Records with drawing code =
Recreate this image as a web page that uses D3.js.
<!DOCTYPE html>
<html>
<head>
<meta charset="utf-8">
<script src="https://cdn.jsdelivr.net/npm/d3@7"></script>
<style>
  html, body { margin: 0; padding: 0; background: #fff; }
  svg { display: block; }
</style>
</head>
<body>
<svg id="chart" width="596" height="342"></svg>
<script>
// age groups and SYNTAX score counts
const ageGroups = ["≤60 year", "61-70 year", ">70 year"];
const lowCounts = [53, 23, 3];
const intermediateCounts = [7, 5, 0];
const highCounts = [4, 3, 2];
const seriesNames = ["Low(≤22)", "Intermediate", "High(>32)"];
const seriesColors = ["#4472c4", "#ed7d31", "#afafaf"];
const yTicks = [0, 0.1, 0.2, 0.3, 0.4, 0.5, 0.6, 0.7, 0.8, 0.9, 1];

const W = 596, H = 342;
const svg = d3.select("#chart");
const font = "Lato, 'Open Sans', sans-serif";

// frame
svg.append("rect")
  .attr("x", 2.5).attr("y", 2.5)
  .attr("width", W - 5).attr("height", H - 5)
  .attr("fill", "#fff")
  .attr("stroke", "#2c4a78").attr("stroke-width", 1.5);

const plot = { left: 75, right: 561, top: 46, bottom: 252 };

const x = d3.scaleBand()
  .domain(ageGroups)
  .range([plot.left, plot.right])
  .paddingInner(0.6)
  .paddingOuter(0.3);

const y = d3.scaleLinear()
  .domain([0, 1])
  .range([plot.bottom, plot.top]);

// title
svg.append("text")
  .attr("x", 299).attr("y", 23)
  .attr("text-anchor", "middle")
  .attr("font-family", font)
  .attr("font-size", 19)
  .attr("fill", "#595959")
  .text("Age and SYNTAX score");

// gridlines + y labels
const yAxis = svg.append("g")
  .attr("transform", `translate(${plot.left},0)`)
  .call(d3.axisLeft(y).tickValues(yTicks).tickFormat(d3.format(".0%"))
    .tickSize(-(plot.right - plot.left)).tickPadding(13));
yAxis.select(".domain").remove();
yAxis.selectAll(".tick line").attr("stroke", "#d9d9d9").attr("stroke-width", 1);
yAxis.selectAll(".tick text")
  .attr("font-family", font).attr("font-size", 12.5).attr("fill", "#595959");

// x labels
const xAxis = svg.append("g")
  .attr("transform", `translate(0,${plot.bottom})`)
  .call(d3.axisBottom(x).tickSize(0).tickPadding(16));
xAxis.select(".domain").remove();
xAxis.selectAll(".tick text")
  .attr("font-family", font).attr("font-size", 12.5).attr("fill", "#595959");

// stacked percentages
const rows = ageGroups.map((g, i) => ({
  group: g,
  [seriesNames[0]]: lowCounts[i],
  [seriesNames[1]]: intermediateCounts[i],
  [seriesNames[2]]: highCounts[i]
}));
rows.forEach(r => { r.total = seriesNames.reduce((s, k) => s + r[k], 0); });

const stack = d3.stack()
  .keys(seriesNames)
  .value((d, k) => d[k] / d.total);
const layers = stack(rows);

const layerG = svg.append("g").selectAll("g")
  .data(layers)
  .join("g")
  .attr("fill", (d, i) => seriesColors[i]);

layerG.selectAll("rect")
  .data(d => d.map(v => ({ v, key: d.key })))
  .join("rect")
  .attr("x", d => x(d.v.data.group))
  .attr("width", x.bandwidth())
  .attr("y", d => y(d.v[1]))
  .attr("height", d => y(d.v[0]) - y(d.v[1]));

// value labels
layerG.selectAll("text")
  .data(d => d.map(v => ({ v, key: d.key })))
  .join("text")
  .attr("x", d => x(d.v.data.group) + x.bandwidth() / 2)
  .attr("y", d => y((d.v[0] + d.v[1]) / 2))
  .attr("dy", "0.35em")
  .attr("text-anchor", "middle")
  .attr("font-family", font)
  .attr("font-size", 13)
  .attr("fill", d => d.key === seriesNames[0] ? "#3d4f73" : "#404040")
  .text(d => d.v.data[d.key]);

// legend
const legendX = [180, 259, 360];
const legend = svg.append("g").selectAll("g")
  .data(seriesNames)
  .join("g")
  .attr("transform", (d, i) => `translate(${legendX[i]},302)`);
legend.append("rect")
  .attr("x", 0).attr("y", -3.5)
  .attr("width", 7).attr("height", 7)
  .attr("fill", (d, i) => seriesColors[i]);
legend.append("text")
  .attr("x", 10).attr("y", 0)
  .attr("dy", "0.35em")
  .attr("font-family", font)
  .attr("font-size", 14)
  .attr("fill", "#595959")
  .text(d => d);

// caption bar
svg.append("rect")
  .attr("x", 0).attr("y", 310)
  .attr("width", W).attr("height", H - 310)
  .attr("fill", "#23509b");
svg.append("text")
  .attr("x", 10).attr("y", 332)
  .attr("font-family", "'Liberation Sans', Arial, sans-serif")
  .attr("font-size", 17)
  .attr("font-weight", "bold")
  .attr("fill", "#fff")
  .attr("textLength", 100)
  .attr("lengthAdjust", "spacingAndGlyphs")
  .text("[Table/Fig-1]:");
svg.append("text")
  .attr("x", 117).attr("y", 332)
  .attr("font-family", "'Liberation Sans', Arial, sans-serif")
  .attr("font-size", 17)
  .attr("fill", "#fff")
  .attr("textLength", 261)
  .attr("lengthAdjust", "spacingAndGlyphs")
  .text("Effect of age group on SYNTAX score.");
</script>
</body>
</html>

...

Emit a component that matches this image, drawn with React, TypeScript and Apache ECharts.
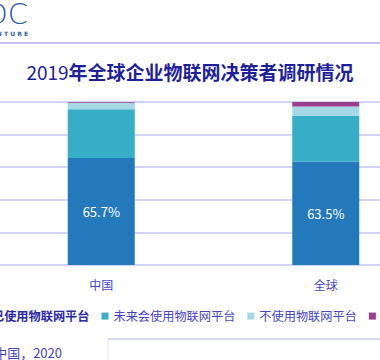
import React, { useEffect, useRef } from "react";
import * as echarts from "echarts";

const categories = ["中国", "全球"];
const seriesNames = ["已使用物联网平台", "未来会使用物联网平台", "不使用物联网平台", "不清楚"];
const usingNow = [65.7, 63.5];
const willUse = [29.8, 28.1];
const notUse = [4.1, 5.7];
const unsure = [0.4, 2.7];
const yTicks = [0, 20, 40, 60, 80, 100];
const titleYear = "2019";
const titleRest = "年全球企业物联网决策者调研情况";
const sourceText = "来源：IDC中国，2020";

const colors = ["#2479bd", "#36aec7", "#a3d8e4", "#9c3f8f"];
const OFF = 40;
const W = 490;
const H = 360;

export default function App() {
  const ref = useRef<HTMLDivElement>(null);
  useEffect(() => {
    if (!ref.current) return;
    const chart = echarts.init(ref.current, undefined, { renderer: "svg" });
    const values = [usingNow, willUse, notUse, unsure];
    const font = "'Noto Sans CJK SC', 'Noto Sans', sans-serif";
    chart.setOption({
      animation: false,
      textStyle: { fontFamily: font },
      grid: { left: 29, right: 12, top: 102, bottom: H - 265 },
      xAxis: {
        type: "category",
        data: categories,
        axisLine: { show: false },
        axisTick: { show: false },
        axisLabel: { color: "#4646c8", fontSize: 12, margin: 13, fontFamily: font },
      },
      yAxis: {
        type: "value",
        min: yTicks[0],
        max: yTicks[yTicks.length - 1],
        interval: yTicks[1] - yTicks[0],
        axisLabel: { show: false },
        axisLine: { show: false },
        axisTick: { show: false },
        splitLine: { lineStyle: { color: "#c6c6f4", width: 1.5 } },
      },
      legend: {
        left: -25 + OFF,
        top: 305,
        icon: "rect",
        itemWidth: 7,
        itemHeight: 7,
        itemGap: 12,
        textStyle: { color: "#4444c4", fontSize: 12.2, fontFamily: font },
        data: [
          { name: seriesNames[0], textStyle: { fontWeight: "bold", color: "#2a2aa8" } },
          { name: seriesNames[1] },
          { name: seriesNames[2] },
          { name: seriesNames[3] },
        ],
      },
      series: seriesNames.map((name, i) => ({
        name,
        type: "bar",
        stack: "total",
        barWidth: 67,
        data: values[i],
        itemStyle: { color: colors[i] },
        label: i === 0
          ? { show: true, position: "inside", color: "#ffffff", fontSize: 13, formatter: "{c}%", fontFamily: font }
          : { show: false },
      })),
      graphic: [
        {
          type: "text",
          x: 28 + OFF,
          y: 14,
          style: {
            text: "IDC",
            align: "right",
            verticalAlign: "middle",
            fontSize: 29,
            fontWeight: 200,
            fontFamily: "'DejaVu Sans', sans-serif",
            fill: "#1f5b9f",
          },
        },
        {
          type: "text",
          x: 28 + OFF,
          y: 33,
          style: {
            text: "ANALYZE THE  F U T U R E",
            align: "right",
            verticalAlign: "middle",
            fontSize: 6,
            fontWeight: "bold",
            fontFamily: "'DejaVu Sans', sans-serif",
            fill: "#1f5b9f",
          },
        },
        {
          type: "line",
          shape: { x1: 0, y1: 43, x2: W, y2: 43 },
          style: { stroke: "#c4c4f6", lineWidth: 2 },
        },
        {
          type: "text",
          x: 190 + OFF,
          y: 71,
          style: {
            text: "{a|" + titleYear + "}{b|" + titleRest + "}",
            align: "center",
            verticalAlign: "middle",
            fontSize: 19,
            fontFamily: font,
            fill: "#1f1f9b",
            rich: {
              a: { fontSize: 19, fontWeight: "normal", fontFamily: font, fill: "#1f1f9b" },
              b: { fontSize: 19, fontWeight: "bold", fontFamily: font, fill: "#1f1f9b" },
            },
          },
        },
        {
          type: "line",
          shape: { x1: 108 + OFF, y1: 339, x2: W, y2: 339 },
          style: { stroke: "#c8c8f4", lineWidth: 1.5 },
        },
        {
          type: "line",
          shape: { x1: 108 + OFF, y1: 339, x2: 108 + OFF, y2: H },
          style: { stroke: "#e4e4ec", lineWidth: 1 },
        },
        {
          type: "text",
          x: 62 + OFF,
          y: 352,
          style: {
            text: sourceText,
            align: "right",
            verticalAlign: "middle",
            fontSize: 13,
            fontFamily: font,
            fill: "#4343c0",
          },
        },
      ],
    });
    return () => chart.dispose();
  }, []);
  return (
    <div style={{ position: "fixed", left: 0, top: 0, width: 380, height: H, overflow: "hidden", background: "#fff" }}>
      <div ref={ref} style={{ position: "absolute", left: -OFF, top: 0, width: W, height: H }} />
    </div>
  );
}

Task to complete =
Copy word for word only the lines above from the one with "Emit a component" through the one with "import * as". Leave pictures out.

Output below =
Emit a component that matches this image, drawn with React, TypeScript and Apache ECharts.
import React, { useEffect, useRef } from "react";
import * as echarts from "echarts";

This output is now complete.